The only way game prices will come down is if there's some kind of competition. Game publishers will charge the same for an Xbox One or PS4 version of a game, because the publishers control the prices, so there's no competition there. New games currently cost the same on Xbox 360, PS3, and Steam, after all. Retailers don't really have much scope for reducing prices, because they have very little margin on new games, so there's no competition there. Used games would no longer be competing either, because publishers would just ask for some (probably very high) cut of all used game sales. There's no way to set up a competing online shop for Xbox One games, and no way to publish an Xbox One game without going through Microsoft, so there's no chance of competition there either.

The only potential source of competition is between games. Publishers have demonstrated that they are not willing to do this. Not on consoles, anyway. Competition between games is what pushed mobile game prices down, even though all sales went through the same app store. That happened because the mobile space was dominated by smaller developers, mostly self-funded and self-publishing, who needed to compete or die. That's not the case with the major publishers and developers.
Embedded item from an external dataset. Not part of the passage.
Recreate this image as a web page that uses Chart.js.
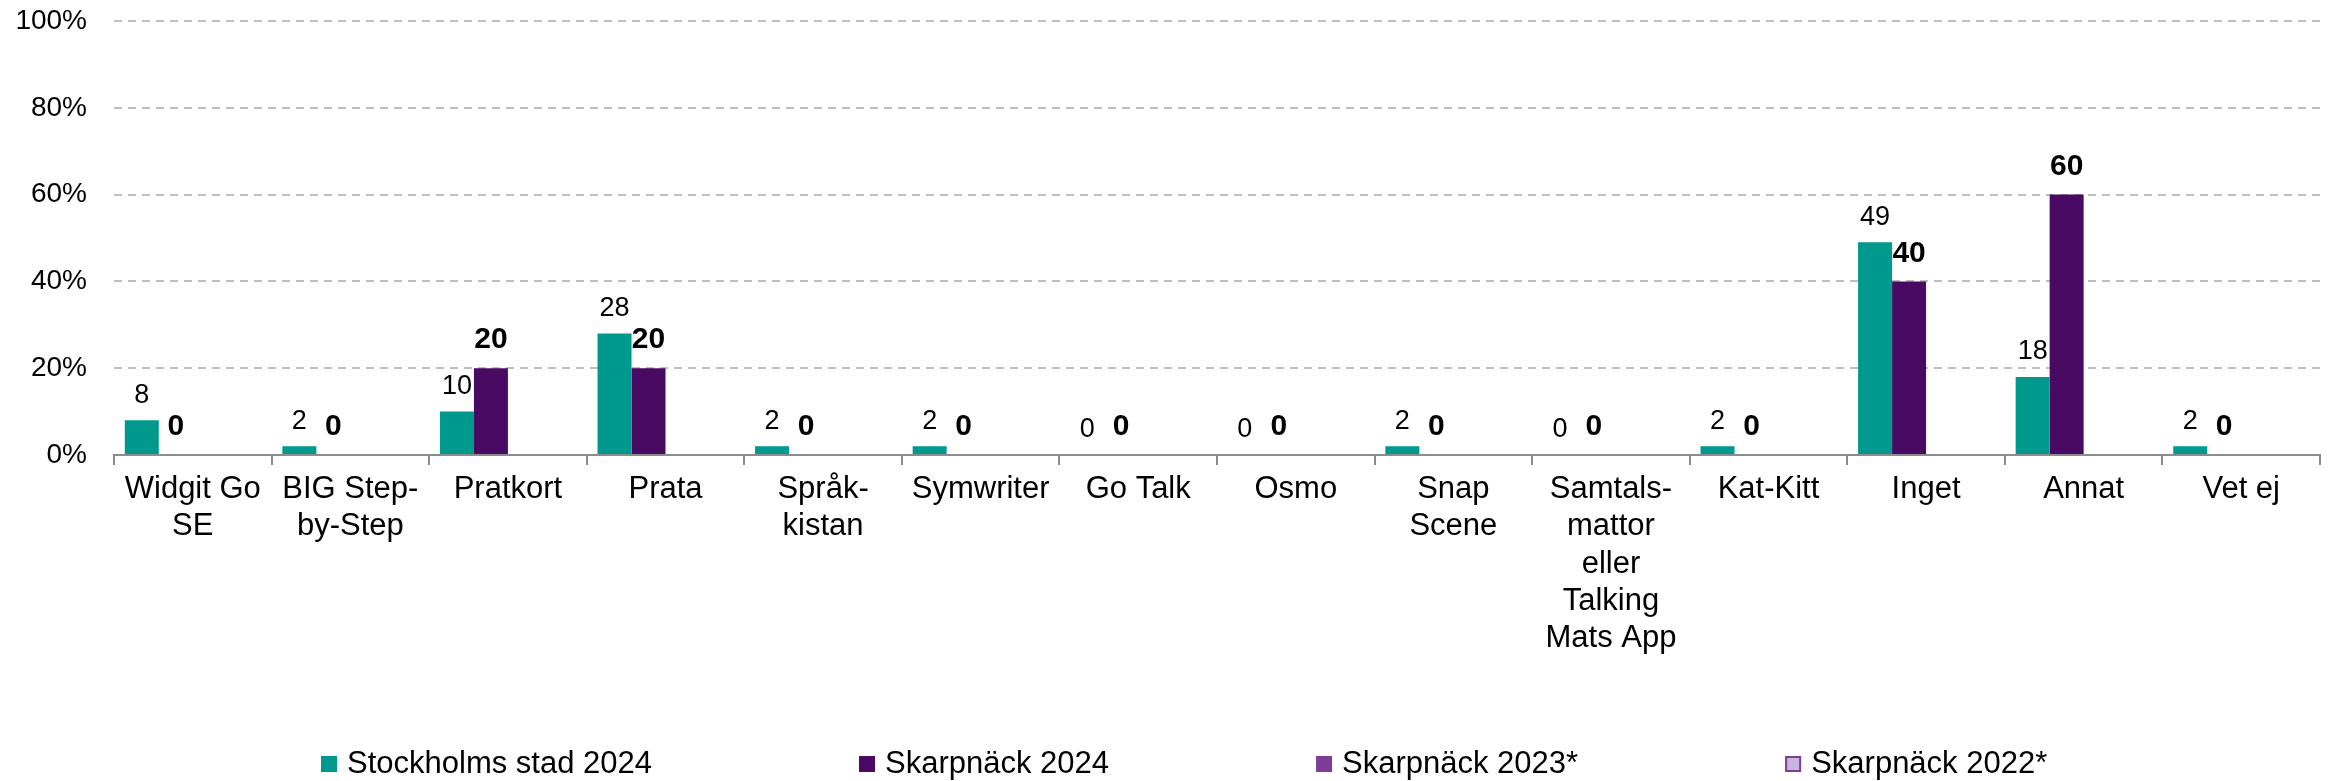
<!DOCTYPE html>
<html><head><meta charset="utf-8">
<script src="https://cdn.jsdelivr.net/npm/chart.js@4.4.1/dist/chart.umd.min.js"></script>
<style>html,body{margin:0;padding:0;background:#fff}canvas{display:block}</style>
</head><body>
<canvas id="c" width="2331" height="781"></canvas>
<script>
const categories = [["Widgit Go","SE"],["BIG Step-","by-Step"],"Pratkort","Prata",["Språk-","kistan"],"Symwriter","Go Talk","Osmo",["Snap","Scene"],["Samtals-","mattor","eller","Talking","Mats App"],"Kat-Kitt","Inget","Annat","Vet ej"];
const seriesNames = ["Stockholms stad 2024","Skarpnäck 2024","Skarpnäck 2023*","Skarpnäck 2022*"];
const stockholm2024 = [8,2,10,28,2,2,0,0,2,0,2,49,18,2];
const skarpnack2024 = [0,0,20,20,0,0,0,0,0,0,0,40,60,0];
const skarpnack2023 = [null,null,null,null,null,null,null,null,null,null,null,null,null,null];
const skarpnack2022 = [null,null,null,null,null,null,null,null,null,null,null,null,null,null];
const yTicks = [0,20,40,60,80,100];

const FONT = "'Liberation Sans', Arial, sans-serif";
const fills = ["#00998E","#480A62","#7D3C98","#C8B4DC"];
const borders = ["#00998E","#480A62","#7D3C98","#7D3C98"];

const labelPlugin = {
  id: 'valueLabels',
  afterDatasetsDraw(chart) {
    const ctx = chart.ctx;
    ctx.save();
    ctx.textAlign = 'center';
    ctx.textBaseline = 'middle';
    ctx.fillStyle = '#000';
    [0,1].forEach(di => {
      const meta = chart.getDatasetMeta(di);
      const data = chart.data.datasets[di].data;
      meta.data.forEach((bar, i) => {
        if (data[i] === null) return;
        if (di === 0) { ctx.font = "27px " + FONT; ctx.fillText(String(data[i]), bar.x, bar.y - 25); }
        else { ctx.font = "bold 30px " + FONT; ctx.fillText(String(data[i]), bar.x, bar.y - 28); }
      });
    });
    ctx.restore();
  }
};

const legendPlugin = {
  id: 'bottomLegend',
  afterDraw(chart) {
    const ctx = chart.ctx;
    ctx.save();
    ctx.font = "31px " + FONT;
    ctx.textBaseline = 'middle';
    ctx.textAlign = 'left';
    let x = 321; const y = 764;
    seriesNames.forEach((name, i) => {
      ctx.fillStyle = fills[i];
      ctx.fillRect(x, y - 8, 16, 16);
      if (i === 3) { ctx.strokeStyle = borders[i]; ctx.lineWidth = 2; ctx.strokeRect(x + 1, y - 7, 14, 14); }
      ctx.fillStyle = '#000';
      ctx.fillText(name, x + 26, y);
      x += 26 + ctx.measureText(name).width + 207;
    });
    ctx.restore();
  }
};

new Chart(document.getElementById('c'), {
  type: 'bar',
  data: {
    labels: categories,
    datasets: [
      { label: seriesNames[0], data: stockholm2024, backgroundColor: fills[0], borderWidth: 0 },
      { label: seriesNames[1], data: skarpnack2024, backgroundColor: fills[1], borderWidth: 0 },
      { label: seriesNames[2], data: skarpnack2023, backgroundColor: fills[2], borderWidth: 0 },
      { label: seriesNames[3], data: skarpnack2022, backgroundColor: fills[3], borderColor: borders[3], borderWidth: 1 }
    ]
  },
  options: {
    responsive: false,
    animation: false,
    devicePixelRatio: 1,
    layout: { padding: { top: 0, right: 11, bottom: 0, left: 0 } },
    datasets: { bar: { categoryPercentage: 0.863, barPercentage: 1.0 } },
    plugins: { legend: { display: false }, tooltip: { enabled: false } },
    scales: {
      x: {
        offset: true,
        grid: { offset: true, drawOnChartArea: false, drawTicks: true, tickLength: 10, color: '#8c8c8c', lineWidth: 2 },
        border: { display: true, color: '#8c8c8c', width: 2 },
        ticks: { color: '#000', font: { family: FONT, size: 31, lineHeight: 1.2 }, maxRotation: 0, autoSkip: false, padding: 6 },
        afterFit(scale) { scale.height = 326; }
      },
      y: {
        min: 0, max: 100,
        afterBuildTicks(scale) { scale.ticks = yTicks.map(v => ({ value: v })); },
        grid: {
          drawTicks: false,
          color: ctx => (ctx.tick && ctx.tick.value === 0) ? 'rgba(0,0,0,0)' : '#BEBEBE',
          lineWidth: 2
        },
        border: { display: false, dash: [8, 6] },
        ticks: { color: '#000', font: { family: FONT, size: 28 }, padding: 27, callback: v => v + '%' },
        afterFit(scale) { scale.width = 114; scale.paddingTop = 21; scale.paddingBottom = 0; }
      }
    }
  },
  plugins: [labelPlugin, legendPlugin]
});
</script>
</body></html>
Steam faces competition from retailers, from other online shops (either selling physical or digital copies), from all the publishers and developers who self-publish, and there's a great deal of competition between games because of the sheer number of smaller publishers or independent developers, combined with the absolutely enormous available back catalog, most of which still works on modern PCs. That, combined with various developers (Valve being the most obvious) who aren't even trying for a US$60 price point in the first place. That's why Steam has decent prices, why games cost less over time, any why they have such frequent sales. Competition, not because of restrictions on what you can do with the games.